John Whitecross, in his work The Shorter Catechism Illustrated, tells the story of a converted Greenlander who, “rather than be absent from the missionary settlement when the Lord’s Supper was to be administered, rowed the whole night in his kayak with the animal in tow…” When asked about his exertion he said, “How could I stay where I was? My soul hungers and thirsts after the Lord and His communion.” That kind of fervency for the Lord’s Table might appear strange to many, especially in a day when many undervalue the precious responsibility of being committed to a local church. But one of the reasons why regular participation in a local church is essential is because the Lord expects His people to participate in the Lord’s Supper. We ought not miss the imperative that Paul recalled: Jesus said, “do this in remembrance of Me” (1 Cor. 11:24b). That wasn’t a suggestion; it was a command. 

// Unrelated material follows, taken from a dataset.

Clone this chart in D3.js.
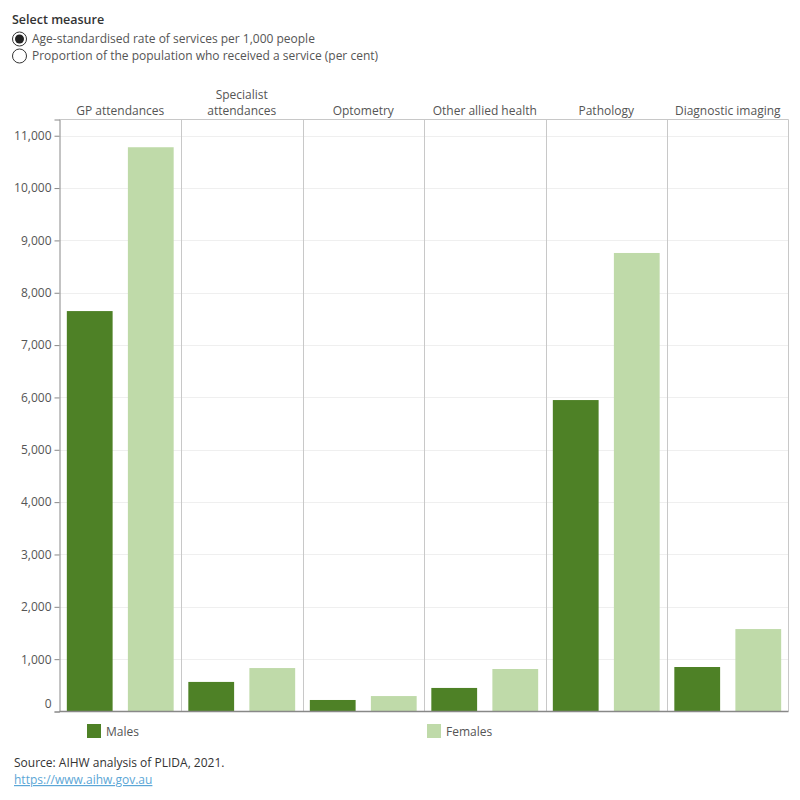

Every Christian has a duty to commemorate the Lord’s death by eating the bread and drinking the fruit of the vine during the Lord’s Supper. While there are times when, for one reason or another, a person may let the bread and the cup pass, and while such an action may reflect a high view for the solemnity of the ordinance, a Christian may mistakenly esteem their self-excusal as such an act of reverence that they fail to take the necessary measures to ensure their freedom of conscience to participate in the Lord’s Supper going forward. Our responsibility is to “do this,” not excuse ourselves from this. Thus, by way of application, if there is something keeping you from participating in the Lord’s Supper it is your God-appointed responsibility to rectify it so that you can participate in it. Listen to the way J.C. Ryle, albeit without some of the nuance that I would have used, emphasized the importance of partaking in the Lord’s Supper:

Do we stay away from the Lord’s Supper under a vague notion that there is no great necessity for receiving it? If we hold such an opinion, the sooner we give it up the better. A plain precept of God’s own Son is not to be trifled with in this way. Do we stay away from the Lord’s Supper because we are not fit to be communicants? If we do, let us thoroughly understand that we are not fit to die. Unfit for the Lord’s table, we are unfit for heaven, and unprepared for the judgment day, and not ready to meet God! Surely this is a most serious state of things. But the words before us are clear and explicit. Christ gives us a plain command. If we willfully disobey it, we are in danger of ruining our souls. If we are not fit to obey it, we ought to repent without delay. (Ryle)

So while we are not saved by our participation in the Lord’s Supper, the redeemed will participate in the Lord’s Supper. They must. The symbolism of the table extends to our partaking of it. It’s as we partake of the bread and the fruit of the vine that we demonstrate our access to the Lord’s presence, our spiritual union with Christ, and the reality of our participation in true fellowship with Him. This is more than just an acted-out parable of what’s to come when we eat and drink in the Lord’s presence in the kingdom, it is a witness to the communion we share with Him in the here and now. Therefore we must be careful not to undervalue this or excuse this, but as those who have partaken of Christ, the bread of life, we must do this, participate in the Lord’s Supper, in remembrance of Him.